Jedenfalls fiel ich wenigstens nicht auf dem Gegenentwurf der puren Güte herein. Er besteht wohl  in der anscheinend dominierenden Lebensmaxime: Erfolg im Beruf, materieller Besitz, Selbstverliebtheit und Spaß ohne Unterlass haben. Wobei dieses Streben materiellen Reichtum, das Verreisen und lustige Feiern mitnichten ausschließt. Ganz wichtig: Haltet die Augen offen, lernt Menschen kennen und vor allem: verliebt euch! Aber im Alter werden solche Ideale ohnehin immer unwichtiger. Wenn Kinder den Alltag bereichern, verschieben sich die Wertigkeiten. Ich will nicht mehr Olympiasieger werden – ja, ich kann es gar nicht, konnte es noch nie. Mit dem Alter wird man etwas milder, der Egoismus schwindet zusehends. Man nimmt sich nicht mehr so wichtig. Ob ich noch einen Kalender erarbeite, noch so schöne Ideen umsetze oder in der Alte-Herren-Bezirksklasse ein paar Gegentore verhindern könnte, ist nichts gegen das faszinierte Lächeln eines Enkels beim gemeinsamen Geschichten erzählen. Wenn er sich meiner als ein gütiger, liebevoller Großvater erinnert, ist es mir Lohn genug!    
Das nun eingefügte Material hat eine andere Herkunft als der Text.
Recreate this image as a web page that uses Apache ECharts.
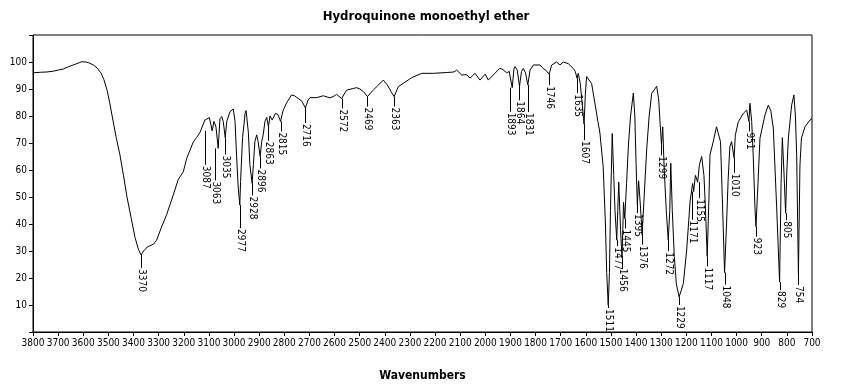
<!DOCTYPE html>
<html>
<head>
<meta charset="utf-8">
<script src="https://cdn.jsdelivr.net/npm/echarts@6/dist/echarts.min.js"></script>
<style>
html,body{margin:0;padding:0;background:#fff;}
#chart{width:852px;height:389px;}
</style>
</head>
<body>
<div id="chart"></div>
<script>
// ---- data ----
const chartTitle = 'Hydroquinone monoethyl ether';
const xAxisName = 'Wavenumbers';
const wavenumber = [3800,3770,3745,3720,3700,3680,3660,3640,3620,3605,3590,3575,3560,3545,3530,3518,3505,3495,3482,3470,3454,3440,3426,3410,3394,3380,3370,3360,3345,3321,3308,3290,3268,3242,3222,3202,3188,3175,3162,3149,3135,3116,3098,3087,3080,3072,3063,3056,3049,3043,3035,3029,3016,3003,2996,2990,2983,2977,2974,2966,2956,2952,2943,2937,2928,2923,2917,2910,2904,2896,2890,2884,2877,2870,2863,2857,2848,2835,2825,2815,2805,2790,2771,2760,2745,2730,2716,2705,2698,2671,2645,2618,2600,2592,2572,2552,2525,2512,2499,2485,2469,2446,2425,2406,2390,2375,2363,2346,2320,2293,2253,2207,2154,2125,2114,2094,2074,2061,2041,2021,2001,1988,1962,1942,1930,1915,1905,1893,1886,1882,1873,1864,1856,1849,1840,1831,1822,1809,1783,1770,1760,1746,1736,1716,1703,1690,1670,1650,1642,1635,1630,1622,1615,1607,1602,1597,1590,1577,1564,1552,1544,1531,1522,1517,1511,1506,1502,1495,1489,1484,1477,1473,1469,1462,1456,1450,1445,1438,1430,1422,1411,1405,1400,1395,1390,1383,1376,1368,1358,1348,1338,1318,1310,1305,1299,1294,1288,1280,1272,1266,1262,1256,1248,1240,1229,1220,1212,1199,1185,1175,1171,1164,1155,1148,1139,1130,1125,1117,1110,1106,1093,1080,1073,1064,1056,1048,1040,1034,1027,1020,1010,1005,993,973,960,951,947,940,934,927,923,915,907,887,874,864,854,841,829,823,818,812,805,800,794,781,772,766,761,754,748,742,728,708,700];
const transmittance = [96.0,96.2,96.3,96.6,97.0,97.4,98.2,98.9,99.6,100.1,100.0,99.6,98.9,97.8,96.0,93.5,89.5,85.0,78.5,72.5,65.6,58.0,50.0,42.5,35.0,30.5,28.5,30.0,31.5,32.5,34.0,38.5,43.5,50.7,56.5,59.3,64.4,67.4,70.4,72.0,74.0,78.5,79.4,74.5,78.0,76.0,68.0,79.0,79.8,78.0,72.0,78.0,81.6,82.6,78.0,65.6,53.0,47.0,55.7,72.0,81.0,82.0,74.0,62.0,55.0,62.0,70.5,73.0,70.5,65.0,70.5,73.0,78.0,79.5,76.0,80.0,78.5,81.0,80.5,78.0,82.0,85.0,87.8,87.5,86.5,85.5,83.0,86.0,86.8,86.8,87.5,86.7,87.5,88.0,86.5,89.6,90.2,90.5,90.0,89.0,87.2,89.6,91.5,93.3,91.5,89.0,87.2,90.9,92.5,94.2,95.8,95.8,96.1,96.3,97.0,95.2,95.3,94.0,95.8,93.3,95.5,93.3,95.8,97.7,97.2,96.0,96.5,90.5,97.5,98.3,97.0,91.0,96.5,97.6,96.0,91.5,97.0,98.9,98.9,97.6,97.0,95.5,98.9,100.0,98.9,100.0,99.4,97.6,96.5,94.0,95.8,92.0,85.0,77.0,88.0,94.6,94.0,92.0,84.8,78.0,73.7,61.2,40.0,22.0,10.0,22.0,45.0,73.5,58.0,45.0,34.0,45.0,55.5,38.0,27.5,48.0,42.0,55.0,70.0,80.0,88.5,80.0,62.0,47.0,56.0,47.0,36.0,50.0,67.4,80.0,88.4,91.0,86.0,78.0,69.5,76.0,60.0,45.0,34.0,45.0,62.5,45.0,28.0,18.0,13.0,15.5,18.0,30.0,48.5,55.0,52.0,58.0,55.5,62.0,65.0,58.0,48.0,28.0,50.0,65.6,70.5,76.0,76.5,70.5,47.0,22.0,40.0,55.7,68.6,70.5,64.5,73.0,77.9,81.0,82.2,78.0,84.7,78.0,65.6,46.0,39.0,55.0,71.8,80.4,84.0,82.0,75.5,47.0,18.5,55.0,72.0,60.0,44.0,60.0,71.8,84.0,87.8,80.0,65.6,21.5,61.8,71.8,76.0,78.5,79.0];
const peakWn = [3370,3087,3063,3035,2977,2928,2896,2863,2815,2716,2572,2469,2363,1893,1864,1831,1746,1635,1607,1511,1477,1456,1445,1395,1376,1299,1272,1229,1171,1155,1117,1048,1010,951,923,829,805,754];
const xTicks = {min: 700, max: 3800, step: 100};
const yTicks = {min: 0, max: 110, step: 10};

// ---- label layout (leader length px, horizontal nudge px) ----
const labelLead = {3370:13,3087:34,3063:32,3035:17,2977:23,2928:12,2896:12,2863:14,2815:10,2716:15,2572:10,2469:10,2363:10,1893:24,1864:14,1831:27,1746:11,1635:15,1607:16,1511:3,1477:6,1456:10,1445:10,1395:8,1376:10,1299:11,1272:11,1229:8,1171:28,1155:16,1117:10,1048:12,1010:15,951:10,923:10,829:8,805:7,754:11};
const labelDx = {3087:-7,3063:-3,1893:-2,1171:-2,1155:1};

const FONT = '"Liberation Sans Narrow","DejaVu Sans Condensed","Arial Narrow",sans-serif';

const spectrum = wavenumber.map((w, i) => [w, transmittance[i]]);
const peaks = peakWn.map(w => [w, transmittance[wavenumber.indexOf(w)]]);

const chart = echarts.init(document.getElementById('chart'), null, {renderer: 'canvas'});
chart.setOption({
  animation: false,
  backgroundColor: '#fff',
  title: {
    text: chartTitle, left: 'center', top: 5,
    textStyle: {fontFamily: FONT, fontWeight: 'bold', fontSize: 13, color: '#000'}
  },
  grid: {left: 33, right: 40, top: 35, bottom: 57, show: true, borderColor: '#000', borderWidth: 1, containLabel: false},
  xAxis: {
    type: 'value', inverse: true,
    min: xTicks.min, max: xTicks.max, interval: xTicks.step,
    name: xAxisName, nameLocation: 'middle', nameGap: 38,
    nameTextStyle: {fontFamily: FONT, fontWeight: 'bold', fontSize: 12, color: '#000'},
    axisLine: {show: true, onZero: false, lineStyle: {color: '#000', width: 1}},
    axisTick: {show: true, inside: false, length: 4, lineStyle: {color: '#000'}},
    axisLabel: {show: true, fontFamily: FONT, fontSize: 10, color: '#000', margin: 6, hideOverlap: false,
      showMinLabel: true, showMaxLabel: true, formatter: v => String(v)},
    splitLine: {show: false}
  },
  yAxis: {
    type: 'value', min: yTicks.min, max: yTicks.max, interval: yTicks.step,
    axisLine: {show: true, onZero: false, lineStyle: {color: '#000', width: 1}},
    axisTick: {show: true, length: 4, lineStyle: {color: '#000'}},
    axisLabel: {fontFamily: FONT, fontSize: 10, color: '#000', margin: 6,
      formatter: v => (v === yTicks.min || v === yTicks.max) ? '' : String(v)},
    splitLine: {show: false}
  },
  series: [
    {
      type: 'line', data: spectrum, showSymbol: false, symbol: 'none',
      lineStyle: {color: '#000', width: 1}, silent: true, z: 3
    },
    {
      type: 'custom', data: peaks, clip: false, silent: true, z: 4,
      renderItem: function (params, api) {
        const w = api.value(0), t = api.value(1);
        const p = api.coord([w, t]);
        const lead = labelLead[w] != null ? labelLead[w] : 11;
        const dx = labelDx[w] || 0;
        const x = Math.round(p[0] + dx) + 0.5;
        const y0 = p[1];
        const y1 = p[1] + lead;
        return {
          type: 'group',
          children: [
            {type: 'line', shape: {x1: x, y1: y0, x2: x, y2: y1}, style: {stroke: '#000', lineWidth: 1}},
            {type: 'text', x: x, y: y1 + 1, rotation: -Math.PI / 2,
              style: {text: String(w), x: 0, y: 0, fill: '#000', font: '10px ' + FONT,
                align: 'left', verticalAlign: 'middle', textAlign: 'left', textVerticalAlign: 'middle'}}
          ]
        };
      }
    }
  ]
});
</script>
</body>
</html>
Ich glaube fest, dass es uns glücklicher machen würde, wenn Güte der erstrebenswerte Mittelpunkt der Menschheit würde. 
Mir ist aber selbstverständlich vollkommen klar, dass das eine totale Utopie ist, reine Träumerei.
 
George Saunders schuf ein wunderbares Stück Literatur. Wer das nicht liest, ist…
 

Zitate: 

“Wir sind es uns schuldig, das Beste aus uns zu machen.”
“Vermeidet alles, was euch klein und gewöhnlich macht. Dieser leuchtende Teil von euch, der über eure Persönlichkeit hinausgeht – nennen wir ihn mal Seele -, kann so hell und klar leuchten wie nichts sonst auf der Welt.”